┌─ Data section
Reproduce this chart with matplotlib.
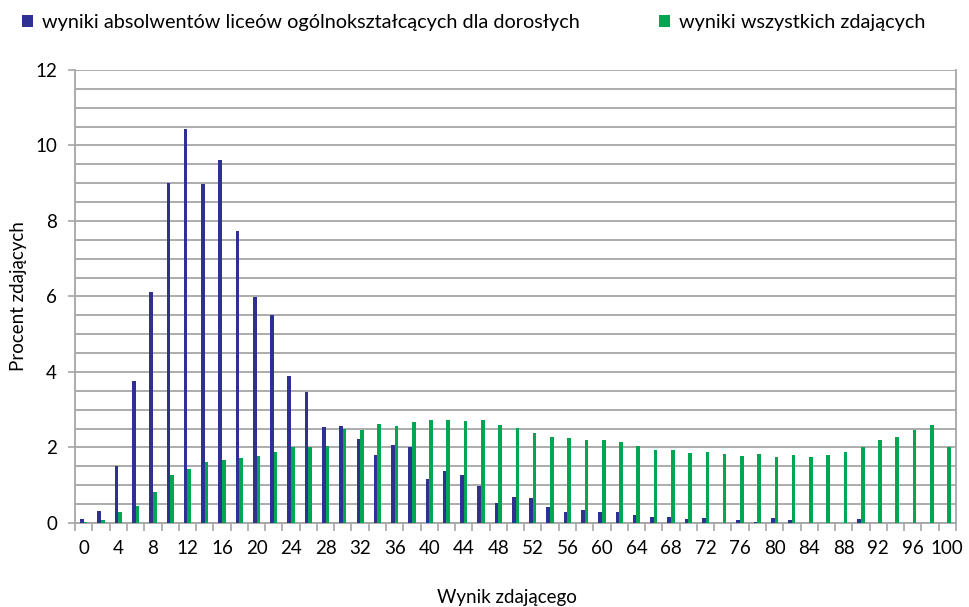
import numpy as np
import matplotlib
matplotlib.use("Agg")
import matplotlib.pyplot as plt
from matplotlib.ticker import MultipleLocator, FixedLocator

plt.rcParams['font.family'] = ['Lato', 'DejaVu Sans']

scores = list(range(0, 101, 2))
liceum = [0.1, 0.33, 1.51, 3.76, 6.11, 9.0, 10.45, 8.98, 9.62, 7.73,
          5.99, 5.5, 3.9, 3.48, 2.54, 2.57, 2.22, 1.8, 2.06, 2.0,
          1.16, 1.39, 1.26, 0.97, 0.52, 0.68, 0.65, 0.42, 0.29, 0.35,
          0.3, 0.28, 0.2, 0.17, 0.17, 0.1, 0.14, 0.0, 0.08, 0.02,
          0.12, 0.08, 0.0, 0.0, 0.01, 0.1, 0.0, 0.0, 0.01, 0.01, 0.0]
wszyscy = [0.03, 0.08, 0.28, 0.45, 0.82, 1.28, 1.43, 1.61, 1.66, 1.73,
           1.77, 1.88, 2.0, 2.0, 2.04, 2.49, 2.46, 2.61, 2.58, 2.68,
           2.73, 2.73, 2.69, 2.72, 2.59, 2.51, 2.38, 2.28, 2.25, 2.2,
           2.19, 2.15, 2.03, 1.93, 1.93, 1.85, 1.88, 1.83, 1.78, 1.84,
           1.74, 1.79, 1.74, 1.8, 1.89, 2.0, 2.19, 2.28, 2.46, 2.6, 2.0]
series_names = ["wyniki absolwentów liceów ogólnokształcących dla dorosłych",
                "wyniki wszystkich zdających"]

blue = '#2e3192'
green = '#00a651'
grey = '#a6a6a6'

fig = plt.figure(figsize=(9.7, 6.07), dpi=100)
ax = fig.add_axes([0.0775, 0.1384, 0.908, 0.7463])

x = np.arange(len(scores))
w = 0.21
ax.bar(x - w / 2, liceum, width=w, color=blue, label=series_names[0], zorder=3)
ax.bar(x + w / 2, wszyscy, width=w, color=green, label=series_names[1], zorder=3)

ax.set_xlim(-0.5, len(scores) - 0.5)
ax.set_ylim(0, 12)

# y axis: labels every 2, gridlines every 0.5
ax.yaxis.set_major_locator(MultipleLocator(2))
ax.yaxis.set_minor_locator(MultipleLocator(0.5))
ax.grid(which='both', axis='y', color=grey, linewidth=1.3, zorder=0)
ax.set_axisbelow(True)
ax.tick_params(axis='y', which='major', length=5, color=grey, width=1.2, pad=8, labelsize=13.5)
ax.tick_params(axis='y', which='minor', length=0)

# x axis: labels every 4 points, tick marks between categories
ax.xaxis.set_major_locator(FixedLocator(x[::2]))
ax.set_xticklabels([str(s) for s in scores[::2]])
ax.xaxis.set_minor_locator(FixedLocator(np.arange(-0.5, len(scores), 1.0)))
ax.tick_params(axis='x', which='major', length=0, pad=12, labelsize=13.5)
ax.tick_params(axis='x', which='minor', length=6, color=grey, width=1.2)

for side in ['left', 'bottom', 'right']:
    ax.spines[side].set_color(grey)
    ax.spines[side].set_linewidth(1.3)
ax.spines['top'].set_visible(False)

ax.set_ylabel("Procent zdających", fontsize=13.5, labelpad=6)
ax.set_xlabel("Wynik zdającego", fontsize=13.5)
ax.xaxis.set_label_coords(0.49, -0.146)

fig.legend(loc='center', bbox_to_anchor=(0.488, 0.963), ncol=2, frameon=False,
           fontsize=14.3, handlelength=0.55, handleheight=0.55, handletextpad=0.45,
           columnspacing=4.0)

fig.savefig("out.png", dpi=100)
└─
§ Goal of the exercise
Only lines belong in the copy: transcribe those from the start of the data through the line that contains "ax.set_ylim(0, 12)", and skip the pictures.

§ Expected answer
Reproduce this chart with matplotlib.
import numpy as np
import matplotlib
matplotlib.use("Agg")
import matplotlib.pyplot as plt
from matplotlib.ticker import MultipleLocator, FixedLocator

plt.rcParams['font.family'] = ['Lato', 'DejaVu Sans']

scores = list(range(0, 101, 2))
liceum = [0.1, 0.33, 1.51, 3.76, 6.11, 9.0, 10.45, 8.98, 9.62, 7.73,
          5.99, 5.5, 3.9, 3.48, 2.54, 2.57, 2.22, 1.8, 2.06, 2.0,
          1.16, 1.39, 1.26, 0.97, 0.52, 0.68, 0.65, 0.42, 0.29, 0.35,
          0.3, 0.28, 0.2, 0.17, 0.17, 0.1, 0.14, 0.0, 0.08, 0.02,
          0.12, 0.08, 0.0, 0.0, 0.01, 0.1, 0.0, 0.0, 0.01, 0.01, 0.0]
wszyscy = [0.03, 0.08, 0.28, 0.45, 0.82, 1.28, 1.43, 1.61, 1.66, 1.73,
           1.77, 1.88, 2.0, 2.0, 2.04, 2.49, 2.46, 2.61, 2.58, 2.68,
           2.73, 2.73, 2.69, 2.72, 2.59, 2.51, 2.38, 2.28, 2.25, 2.2,
           2.19, 2.15, 2.03, 1.93, 1.93, 1.85, 1.88, 1.83, 1.78, 1.84,
           1.74, 1.79, 1.74, 1.8, 1.89, 2.0, 2.19, 2.28, 2.46, 2.6, 2.0]
series_names = ["wyniki absolwentów liceów ogólnokształcących dla dorosłych",
                "wyniki wszystkich zdających"]

blue = '#2e3192'
green = '#00a651'
grey = '#a6a6a6'

fig = plt.figure(figsize=(9.7, 6.07), dpi=100)
ax = fig.add_axes([0.0775, 0.1384, 0.908, 0.7463])

x = np.arange(len(scores))
w = 0.21
ax.bar(x - w / 2, liceum, width=w, color=blue, label=series_names[0], zorder=3)
ax.bar(x + w / 2, wszyscy, width=w, color=green, label=series_names[1], zorder=3)

ax.set_xlim(-0.5, len(scores) - 0.5)
ax.set_ylim(0, 12)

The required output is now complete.